You might not expect to find a kick-ass Bloody Mary at a mini-mall, but Mugsy's, an Upper Kirby staple, offers just that. Sandwiched between a tanning salon and a drive-through bank, Mugsy's serves its Bloody Mary as a perfect blend of spicy and hot, with a kick that will leave you gasping for a glass of water and feeling like you just ate a meal. Their homemade mix doesn't go overboard on the tomato juice, and the hint of Worcester sauce gives it a taste that many mixes regretfully forego. The scene tends to lean more toward the yuppie/post-workday set, but no matter your preference, you'll want to fork over the $5 for their perfect version of the manliest of manly drinks.

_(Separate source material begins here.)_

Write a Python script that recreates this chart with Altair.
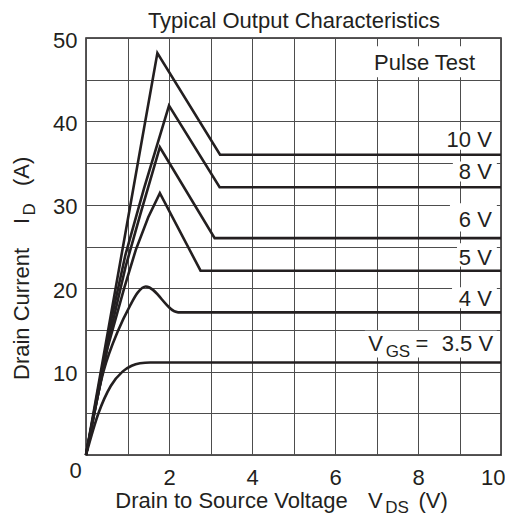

Photo by Houston Press Staff

Chili's is the kind of place where you can take anyone — grandma, fussy kids, your golfing buddies, a date. Okay, maybe not a date, but the menu is so wide and varied, and the food so predictable, there's something for everyone to enjoy. Chili's is a casual restaurant with a great bar. Or, put another way, Chili's is a great bar that serves good food. At the bar or in the restaurant, you'll find two completely different atmospheres. They serve predominantly Southwestern-style cuisine and are equally at home with fajitas, tacos and quesadillas as they are with burgers, seafood and steaks. Down a pitcher of beer with wings, the famous "awesome blossom," the Terlingua chili or a mesquite-grilled ­chicken salad.

Let's start with the buns here. Katz's uses a rich, yellow, brioche-style bun to hold an all-beef wiener that snaps when you bite it. Cover that with a wad of caramelized onions and sauerkraut, and you have the makings of a damn good hot dog. If you're a purist, you can order the dog plain and squeeze mustard on it. Katz's is always open, so you can satisfy your hot dog craving whenever you want. And lucky for us, it's also a bar. You can wash down your pickles with an assortment of specialty drinks and cold beer. If you are in a particular mood, you can even take pictures in the photo booth with your awesome hot dog...but that can get messy.

Dawn McGee

Kanomwan has a cult following that speaks for itself. Sometimes the people who eat here communicate with each other using menu item numbers like a secret code. They also insist that the owner puts an addictive substance in the food that keeps them coming back at least once a week. There's a healthy dose of heat in just about everything, but the kitchen will happily make things spicier for you — at your own peril. The owner tends to have a wicked sense of humor when customers mess with the menu. Definitely check out the pork toasts (A3), tom yum goong (S1), tom ka gai (S3), pad panang (H5) and whole fried snapper with chile sauce (H11). Then you too will make the weekly trek out to Telephone Road with your bottle of wine or cooler of beer to quell your addiction for some sweet, sweet S3.